Despite this, Morgan would knock on my bedroom door every single day. It started out with little excuses to get me out of bed, like making food or asking if I wanted to go on a short walk. Slowly, it began to work. I started leaving my room more and more, solely to hang out with her, the only friend I had in person during quarantine.
Even when I didn’t leave my room, she would knock and wordlessly come in to lay at the end of my bed and keep me company, something she still does now whenever we’re both home.
After the restrictions started to lift and we could start to return to the outside world, our closeness didn’t subside. We began hanging out every day, and if not that, texting about our separate days. This continued all through the summer before my freshman year of college, and then it was time for me to pack up and go.

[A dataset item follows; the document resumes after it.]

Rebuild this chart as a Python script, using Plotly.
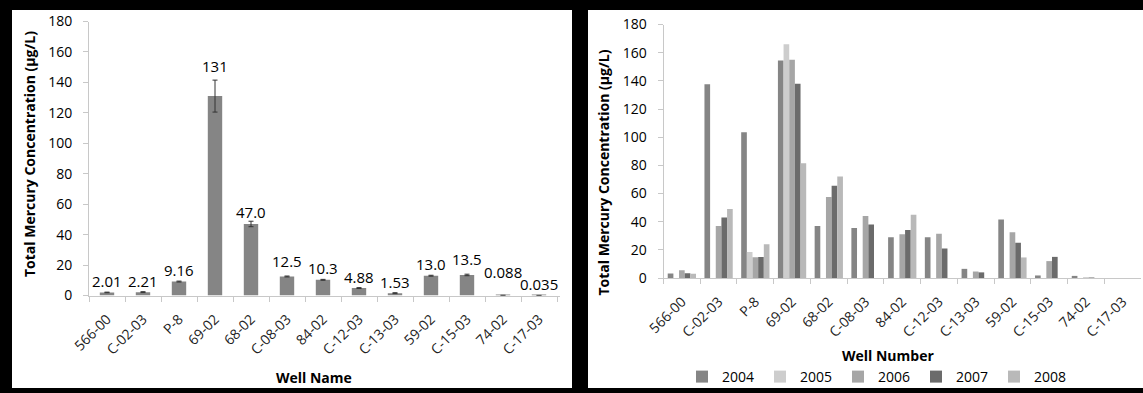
import plotly.graph_objects as go

# ---------------- data ----------------
wells = ["566-00", "C-02-03", "P-8", "69-02", "68-02", "C-08-03", "84-02",
         "C-12-03", "C-13-03", "59-02", "C-15-03", "74-02", "C-17-03"]

# left panel: mean total mercury (ug/L) with error bars
mean_conc = [2.01, 2.21, 9.16, 131, 47.0, 12.5, 10.3, 4.88, 1.53, 13.0, 13.5, 0.088, 0.035]
mean_labels = ["2.01", "2.21", "9.16", "131", "47.0", "12.5", "10.3", "4.88",
               "1.53", "13.0", "13.5", "0.088", "0.035"]
mean_err = [0.2, 0.3, 0.3, 10.5, 1.8, 0.3, 0.3, 0.3, 0.3, 0.3, 0.5, 0.02, 0.02]

# right panel: yearly values (ug/L)
years = ["2004", "2005", "2006", "2007", "2008"]
hg_2004 = [3.2, 137.5, 103.5, 154.5, 37.0, 35.5, 29.0, 29.0, 6.5, 41.5, 1.8, 1.5, None]
hg_2005 = [None, None, 18.5, 166.0, None, None, None, None, None, None, None, None, None]
hg_2006 = [5.5, 37.0, 14.8, 155.0, 57.5, 44.0, 31.0, 31.5, 4.6, 32.5, 12.0, 0.3, None]
hg_2007 = [3.3, 43.0, 15.0, 138.0, 65.5, 38.0, 34.0, 21.0, 4.0, 25.0, 15.0, 0.3, None]
hg_2008 = [3.0, 49.0, 24.0, 81.5, 72.0, None, 45.0, None, None, 14.6, None, None, None]
yearly = [hg_2004, hg_2005, hg_2006, hg_2007, hg_2008]

# ---------------- style ----------------
W, H = 1143, 393
FONT = "Open Sans"
year_colors = ["#858585", "#cdcdcd", "#a6a6a6", "#6b6b6b", "#b9b9b9"]
label_nudge = [0, 0, 0, 3, -2, 4, 0, 0, 0, 0, 4, 12, 0]  # px, manual label offsets
AXIS_COL = "#c8c8c8"


def fx(p):
    return p / W


def fy(p):
    return 1 - p / H


fig = go.Figure()

fig.add_trace(go.Bar(
    x=wells, y=mean_conc, width=0.4, showlegend=False,
    marker=dict(color="#858585", line=dict(width=0)),
    error_y=dict(type="data", array=mean_err, color="#333333", thickness=1, width=2.5),
    xaxis="x", yaxis="y"))

for yr, vals, col in zip(years, yearly, year_colors):
    fig.add_trace(go.Bar(
        x=wells, y=vals, name=yr,
        marker=dict(color=col, line=dict(width=0)),
        xaxis="x2", yaxis="y2"))

annotations = []
for w, v, e, lab, n in zip(wells, mean_conc, mean_err, mean_labels, label_nudge):
    annotations.append(dict(
        x=w, y=v + e, xref="x", yref="y", text=lab, showarrow=False,
        xanchor="center", yanchor="middle", yshift=11 + n,
        font=dict(family=FONT, size=15, color="#000000")))

title_font = dict(family=FONT, size=14, color="#000000", weight="bold")
common_ann = dict(xref="paper", yref="paper", showarrow=False, xanchor="center", yanchor="middle")
annotations += [
    dict(common_ann, x=fx(29), y=fy(154), textangle=-90,
         text="Total Mercury Concentration (µg/L)", font=title_font),
    dict(common_ann, x=fx(314), y=fy(377), text="Well Name", font=title_font),
    dict(common_ann, x=fx(603), y=fy(172.5), textangle=-90,
         text="Total Mercury Concentration (µg/L)", font=title_font),
    dict(common_ann, x=fx(887.5), y=fy(355), text="Well Number", font=title_font),
]

shapes = [
    dict(type="rect", xref="paper", yref="paper", x0=fx(12), x1=fx(572),
         y0=fy(388), y1=fy(10), fillcolor="white", line=dict(width=0), layer="below"),
    dict(type="rect", xref="paper", yref="paper", x0=fx(588), x1=1.0,
         y0=fy(388), y1=fy(10), fillcolor="white", line=dict(width=0), layer="below"),
]

tick_font = dict(family=FONT, size=14, color="#000000")
xcommon = dict(type="category", tickangle=-45, tickson="boundaries", ticks="outside",
               ticklen=5, tickcolor=AXIS_COL, showline=True, linecolor=AXIS_COL,
               linewidth=1, showgrid=False, zeroline=False, automargin=False,
               tickfont=dict(tick_font, color="#222222"), ticklabelstandoff=9)
ycommon = dict(range=[0, 180], dtick=20, ticks="outside", ticklen=5, tickcolor=AXIS_COL,
               showline=True, linecolor=AXIS_COL, linewidth=1, showgrid=False,
               zeroline=False, automargin=False, tickfont=tick_font,
               ticklabelstandoff=8)

fig.update_layout(
    width=W, height=H, margin=dict(l=0, r=0, t=0, b=0, autoexpand=False),
    paper_bgcolor="#000000", plot_bgcolor="#ffffff",
    barmode="group", bargap=0.23, bargroupgap=0,
    xaxis=dict(xcommon, domain=[fx(89), fx(560)], anchor="y"),
    yaxis=dict(ycommon, domain=[fy(295.5), fy(21.5)], anchor="x"),
    xaxis2=dict(xcommon, domain=[fx(663.5), fx(1141)], anchor="y2"),
    yaxis2=dict(ycommon, domain=[fy(278), fy(24.5)], anchor="x2"),
    showlegend=True,
    legend=dict(orientation="h", x=fx(682), y=fy(377), xanchor="left", yanchor="middle",
                entrywidth=33, entrywidthmode="pixels", bgcolor="rgba(0,0,0,0)",
                font=dict(family=FONT, size=14, color="#000000"), traceorder="normal"),
    annotations=annotations, shapes=shapes,
)

fig.write_html("out.html", config={"displayModeBar": False},
               post_script="document.body.style.margin='0px';")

We sobbed for days as I packed and prepared. Leaving my home, my family and my sister was one of the hardest things I have ever done. She and I had been through so much together that it really was like I was abandoning my best friend.
When it came time to finally leave my house and drive the 12 hours to New York, we hugged and cried for no less than 15 minutes, saying goodbye and then deciding that that wasn’t long enough, and hugging and crying and saying goodbye all over again. I cried while my dad and I drove, only stopping after I wore myself out enough to fall asleep.
I was scared to leave behind all I had ever known for something entirely new without knowing if it was worth it. She texted me the whole drive there, giving hourly updates on how much she missed me and already couldn’t wait for winter break.
During breaks and whenever I’m home, we go right back to hanging out all the time. Whenever we’re free, we go right back to knocking on each other’s doors, sitting in each other’s beds and keeping each other company.
Even now that I am well acclimated to college and love the life I have made for myself here, Morgan is still part of my every day. She is in college now, too, and often busy herself, but from good morning to good night, we still keep each other updated. Even when we’re both out of college and thrust into the real adult world, I know we’ll do the same. We’re inseparable.